DATA FOR THE TASK ::
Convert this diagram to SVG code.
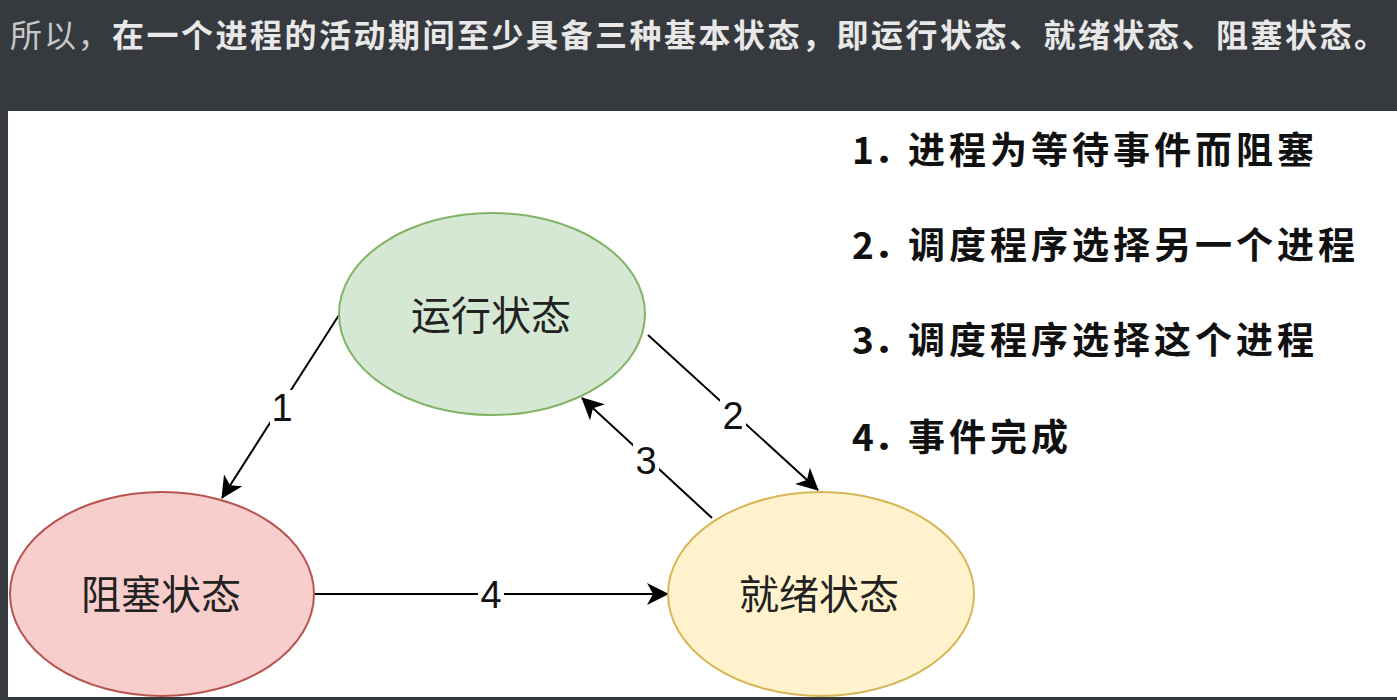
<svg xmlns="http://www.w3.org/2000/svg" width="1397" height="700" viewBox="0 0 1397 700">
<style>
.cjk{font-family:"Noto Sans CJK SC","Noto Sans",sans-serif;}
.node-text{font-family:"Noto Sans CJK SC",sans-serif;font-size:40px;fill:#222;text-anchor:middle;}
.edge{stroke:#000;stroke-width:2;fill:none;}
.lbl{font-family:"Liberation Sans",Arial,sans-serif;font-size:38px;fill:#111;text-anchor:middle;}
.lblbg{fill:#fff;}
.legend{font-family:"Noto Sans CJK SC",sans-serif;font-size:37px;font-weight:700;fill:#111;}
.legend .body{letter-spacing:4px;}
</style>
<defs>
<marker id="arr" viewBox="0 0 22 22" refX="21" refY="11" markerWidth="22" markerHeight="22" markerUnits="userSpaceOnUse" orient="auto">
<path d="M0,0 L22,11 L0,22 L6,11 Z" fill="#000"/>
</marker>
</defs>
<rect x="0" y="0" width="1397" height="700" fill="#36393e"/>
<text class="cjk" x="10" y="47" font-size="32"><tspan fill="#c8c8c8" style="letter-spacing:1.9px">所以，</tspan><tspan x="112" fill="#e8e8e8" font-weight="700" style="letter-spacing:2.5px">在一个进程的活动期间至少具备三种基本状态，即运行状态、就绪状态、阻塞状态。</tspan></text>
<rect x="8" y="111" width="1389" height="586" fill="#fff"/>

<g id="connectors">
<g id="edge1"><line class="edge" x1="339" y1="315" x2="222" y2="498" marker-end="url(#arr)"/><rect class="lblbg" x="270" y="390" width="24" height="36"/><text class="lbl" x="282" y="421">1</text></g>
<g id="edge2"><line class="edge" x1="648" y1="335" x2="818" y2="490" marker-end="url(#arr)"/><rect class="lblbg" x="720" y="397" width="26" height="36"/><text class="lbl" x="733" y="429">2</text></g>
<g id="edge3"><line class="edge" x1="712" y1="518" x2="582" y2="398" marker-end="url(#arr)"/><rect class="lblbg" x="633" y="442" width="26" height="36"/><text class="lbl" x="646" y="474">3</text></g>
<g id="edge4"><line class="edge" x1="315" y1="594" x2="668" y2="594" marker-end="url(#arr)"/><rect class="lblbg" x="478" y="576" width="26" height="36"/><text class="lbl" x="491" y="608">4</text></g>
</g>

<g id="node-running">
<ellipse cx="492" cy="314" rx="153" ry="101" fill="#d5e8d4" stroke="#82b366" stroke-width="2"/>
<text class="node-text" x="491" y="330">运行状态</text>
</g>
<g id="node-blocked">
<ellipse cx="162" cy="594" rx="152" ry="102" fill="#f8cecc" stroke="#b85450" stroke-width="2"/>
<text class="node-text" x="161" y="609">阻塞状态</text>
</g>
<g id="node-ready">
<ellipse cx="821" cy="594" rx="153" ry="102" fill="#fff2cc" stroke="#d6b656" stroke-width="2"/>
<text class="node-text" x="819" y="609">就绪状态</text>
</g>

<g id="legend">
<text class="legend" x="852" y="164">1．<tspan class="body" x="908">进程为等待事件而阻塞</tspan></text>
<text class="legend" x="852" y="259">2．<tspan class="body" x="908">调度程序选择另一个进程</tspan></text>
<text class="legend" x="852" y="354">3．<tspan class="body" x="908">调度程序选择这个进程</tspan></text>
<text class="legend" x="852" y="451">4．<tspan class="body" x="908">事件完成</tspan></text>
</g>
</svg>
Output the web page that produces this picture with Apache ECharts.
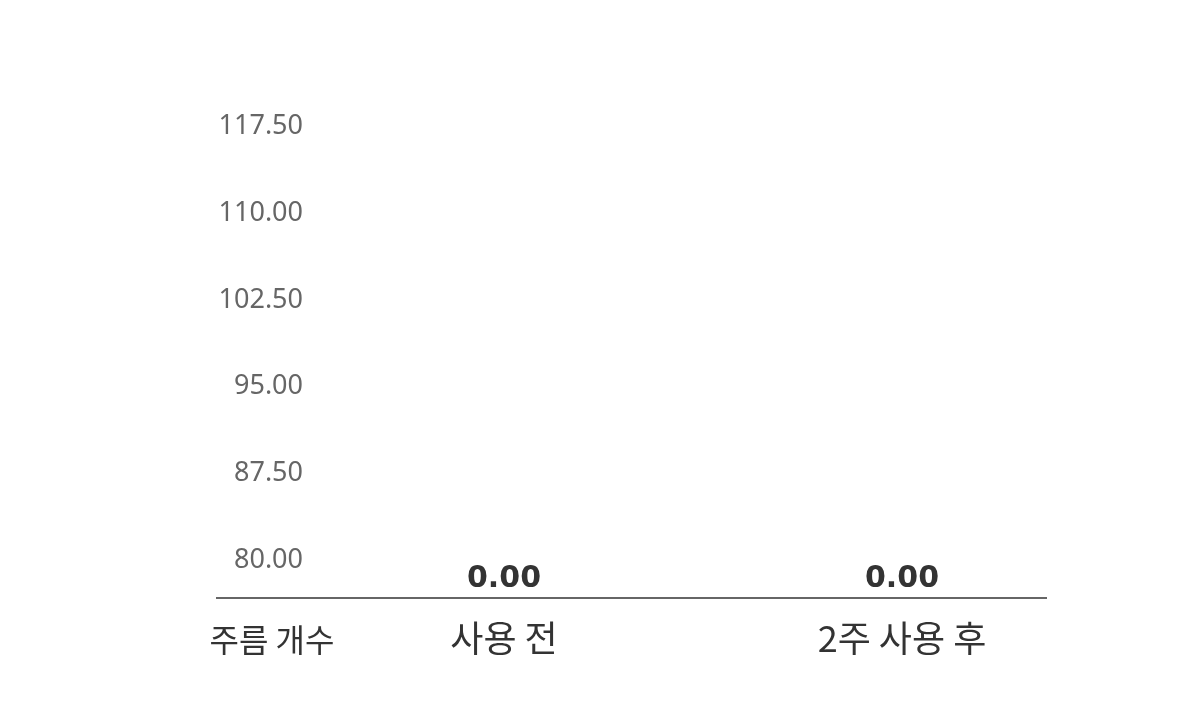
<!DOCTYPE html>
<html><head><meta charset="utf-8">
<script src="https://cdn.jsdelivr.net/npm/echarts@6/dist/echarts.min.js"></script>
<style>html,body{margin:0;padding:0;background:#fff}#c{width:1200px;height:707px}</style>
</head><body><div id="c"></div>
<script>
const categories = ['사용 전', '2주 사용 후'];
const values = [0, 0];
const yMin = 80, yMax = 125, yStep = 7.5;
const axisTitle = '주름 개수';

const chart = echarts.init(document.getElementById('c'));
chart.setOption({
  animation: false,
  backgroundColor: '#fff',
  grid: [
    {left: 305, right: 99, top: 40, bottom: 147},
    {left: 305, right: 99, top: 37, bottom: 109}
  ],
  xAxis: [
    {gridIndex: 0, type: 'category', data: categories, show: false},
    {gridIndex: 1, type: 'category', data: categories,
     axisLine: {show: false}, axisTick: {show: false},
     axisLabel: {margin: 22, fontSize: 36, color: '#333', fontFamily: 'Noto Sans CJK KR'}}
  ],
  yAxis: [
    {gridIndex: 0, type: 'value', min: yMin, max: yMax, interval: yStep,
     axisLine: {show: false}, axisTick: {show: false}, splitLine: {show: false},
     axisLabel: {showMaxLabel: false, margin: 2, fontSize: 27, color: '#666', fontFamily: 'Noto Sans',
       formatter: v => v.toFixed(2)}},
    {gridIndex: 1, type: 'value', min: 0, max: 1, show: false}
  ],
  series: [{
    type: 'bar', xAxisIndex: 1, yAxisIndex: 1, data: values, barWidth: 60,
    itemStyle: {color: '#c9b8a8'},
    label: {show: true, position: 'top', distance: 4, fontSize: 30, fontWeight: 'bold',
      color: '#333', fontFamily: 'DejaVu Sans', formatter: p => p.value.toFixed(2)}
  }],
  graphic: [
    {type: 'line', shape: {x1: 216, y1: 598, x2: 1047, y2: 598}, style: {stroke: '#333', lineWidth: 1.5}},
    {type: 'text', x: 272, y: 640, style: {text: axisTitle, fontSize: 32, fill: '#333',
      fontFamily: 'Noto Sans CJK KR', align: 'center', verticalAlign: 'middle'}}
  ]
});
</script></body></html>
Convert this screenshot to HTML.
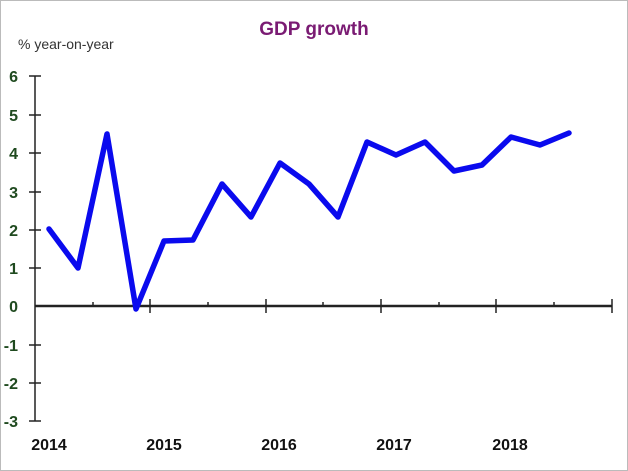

EXERCISE INSTRUCTIONS :: Return the material from the line containing "Output the web" through the line containing "const axisTitle = '주름 개수';", exactly and in full, but without its pictures.

THE SOLUTION ::
Output the web page that produces this picture with Apache ECharts.
<!DOCTYPE html>
<html><head><meta charset="utf-8">
<script src="https://cdn.jsdelivr.net/npm/echarts@6/dist/echarts.min.js"></script>
<style>html,body{margin:0;padding:0;background:#fff}#c{width:1200px;height:707px}</style>
</head><body><div id="c"></div>
<script>
const categories = ['사용 전', '2주 사용 후'];
const values = [0, 0];
const yMin = 80, yMax = 125, yStep = 7.5;
const axisTitle = '주름 개수';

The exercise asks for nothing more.